O documento de revisão, do comissário europeu do Emprego, Nicolas Nicolas Schmidt, argu
menta contra a ideia de que o salário mínimo tende a estagnar remunerações. É antes um “trampolim”, com os cálculos da Comissão a oferecerem uma visão maioritariamente benigna num momento em que Bruxelas propõe regras para um salário mínimo europeu.
“Quando consideramos a progressão salarial de quem recebe o salário mínimo frente a outros trabalhadores na distribuição de salários, a nossa análise chega à conclusão de que aquele que recebe o salário mínimo tem uma probabilidade superior em 11,8 pontos percentuais de melhorar significativamente o vencimento no curto prazo à de outros trabalhadores”, afirma o documento.
Os cálculos de Bruxelas têm por base as percentagens de trabalhadores com e sem salário mínimo que, nos diferentes países, tiveram subidas importantes nas remunerações entre os anos de 2016 e 2017. Nesse período, mais de metade dos espanhóis que recebiam a retribuição mínima tiveram aumentos da ordem dos 25%.
Já no Luxemburgo – com o salário mínimo mais elevado na UE, nos 2142 euros – verifica-se o oposto: é mais provável outros trabalhadores serem aumentados do que aqueles que recebem o salário mínimo.
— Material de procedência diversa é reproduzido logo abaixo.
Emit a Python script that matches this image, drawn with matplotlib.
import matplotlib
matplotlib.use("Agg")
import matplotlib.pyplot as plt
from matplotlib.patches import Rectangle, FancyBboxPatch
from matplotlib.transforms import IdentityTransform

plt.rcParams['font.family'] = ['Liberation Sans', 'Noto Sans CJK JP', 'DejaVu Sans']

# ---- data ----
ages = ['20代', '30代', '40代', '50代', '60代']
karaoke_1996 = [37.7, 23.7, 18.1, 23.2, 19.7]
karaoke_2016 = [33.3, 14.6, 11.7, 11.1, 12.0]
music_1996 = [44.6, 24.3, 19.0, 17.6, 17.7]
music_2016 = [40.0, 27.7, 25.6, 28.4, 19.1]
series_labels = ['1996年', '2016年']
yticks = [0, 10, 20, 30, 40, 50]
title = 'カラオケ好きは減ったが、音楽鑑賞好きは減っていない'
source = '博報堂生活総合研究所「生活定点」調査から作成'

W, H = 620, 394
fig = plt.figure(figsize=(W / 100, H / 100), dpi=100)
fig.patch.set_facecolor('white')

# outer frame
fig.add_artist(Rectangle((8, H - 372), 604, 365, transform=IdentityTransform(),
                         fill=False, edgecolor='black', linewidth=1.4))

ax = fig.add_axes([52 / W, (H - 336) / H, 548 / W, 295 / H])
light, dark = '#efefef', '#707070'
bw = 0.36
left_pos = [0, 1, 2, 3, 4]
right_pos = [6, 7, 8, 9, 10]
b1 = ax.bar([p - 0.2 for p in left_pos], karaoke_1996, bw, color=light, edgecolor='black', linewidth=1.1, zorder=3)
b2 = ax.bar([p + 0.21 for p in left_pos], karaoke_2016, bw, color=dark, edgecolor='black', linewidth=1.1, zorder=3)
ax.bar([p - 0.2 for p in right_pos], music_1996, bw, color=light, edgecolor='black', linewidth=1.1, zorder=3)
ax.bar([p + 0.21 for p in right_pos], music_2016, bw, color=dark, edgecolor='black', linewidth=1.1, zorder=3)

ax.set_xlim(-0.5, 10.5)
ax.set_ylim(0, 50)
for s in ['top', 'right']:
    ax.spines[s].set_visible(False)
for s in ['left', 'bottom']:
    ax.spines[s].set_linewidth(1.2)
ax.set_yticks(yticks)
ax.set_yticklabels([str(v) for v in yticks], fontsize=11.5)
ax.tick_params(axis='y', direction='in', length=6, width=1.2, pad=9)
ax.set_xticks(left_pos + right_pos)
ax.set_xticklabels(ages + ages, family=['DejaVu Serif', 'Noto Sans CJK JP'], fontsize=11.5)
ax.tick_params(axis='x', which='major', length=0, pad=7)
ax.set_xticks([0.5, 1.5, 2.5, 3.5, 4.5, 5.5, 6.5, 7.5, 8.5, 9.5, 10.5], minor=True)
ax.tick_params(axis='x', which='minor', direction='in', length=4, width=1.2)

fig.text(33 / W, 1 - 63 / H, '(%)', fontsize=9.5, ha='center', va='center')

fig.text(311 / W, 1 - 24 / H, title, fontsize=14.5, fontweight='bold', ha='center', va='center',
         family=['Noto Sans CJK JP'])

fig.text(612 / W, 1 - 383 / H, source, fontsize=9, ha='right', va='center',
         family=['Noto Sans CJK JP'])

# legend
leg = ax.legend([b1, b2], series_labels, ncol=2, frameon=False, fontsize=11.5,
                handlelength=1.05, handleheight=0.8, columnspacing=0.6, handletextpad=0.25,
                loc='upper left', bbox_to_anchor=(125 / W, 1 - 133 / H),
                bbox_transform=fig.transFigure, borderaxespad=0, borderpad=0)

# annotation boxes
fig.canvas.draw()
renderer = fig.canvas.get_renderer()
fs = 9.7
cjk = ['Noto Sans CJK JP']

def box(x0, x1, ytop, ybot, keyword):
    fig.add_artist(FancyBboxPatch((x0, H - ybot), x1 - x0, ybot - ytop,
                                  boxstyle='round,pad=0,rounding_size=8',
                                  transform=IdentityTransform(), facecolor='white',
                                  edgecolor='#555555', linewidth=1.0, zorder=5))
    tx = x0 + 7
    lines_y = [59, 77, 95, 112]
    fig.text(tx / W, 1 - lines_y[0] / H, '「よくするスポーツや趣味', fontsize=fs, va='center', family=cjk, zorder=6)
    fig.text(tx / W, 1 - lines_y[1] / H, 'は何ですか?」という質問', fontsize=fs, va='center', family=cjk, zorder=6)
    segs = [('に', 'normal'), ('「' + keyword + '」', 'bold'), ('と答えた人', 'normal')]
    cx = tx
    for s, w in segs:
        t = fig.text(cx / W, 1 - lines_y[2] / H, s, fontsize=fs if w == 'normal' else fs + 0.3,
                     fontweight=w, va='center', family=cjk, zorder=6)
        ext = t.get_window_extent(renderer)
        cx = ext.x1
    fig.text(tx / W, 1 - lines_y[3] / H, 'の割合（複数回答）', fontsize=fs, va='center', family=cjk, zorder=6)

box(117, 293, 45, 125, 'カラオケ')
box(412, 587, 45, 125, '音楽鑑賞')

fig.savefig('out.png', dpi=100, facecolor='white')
O mesmo sucede em Itália (caso em que a Comissão tem em conta as retribuições mínimas definidas em negociação coletiva). Na Roménia, à semelhança de Portugal, há ainda vantagem, mas é marginal. Não vai além de um ponto percentual.
Já entre os países onde o salário mínimo mais reflete a ideia de “trampolim” estão, a seguir a Espanha, Eslovénia, Finlândia e Suécia (os últimos dois sem salário mínimo nacional, mas negociado em convenção coletiva). Seguem-se Grécia, República Checa e Malta, todos países onde a vantagem relativa de quem ganha o salário mínimo supera os 30 pontos percentuais.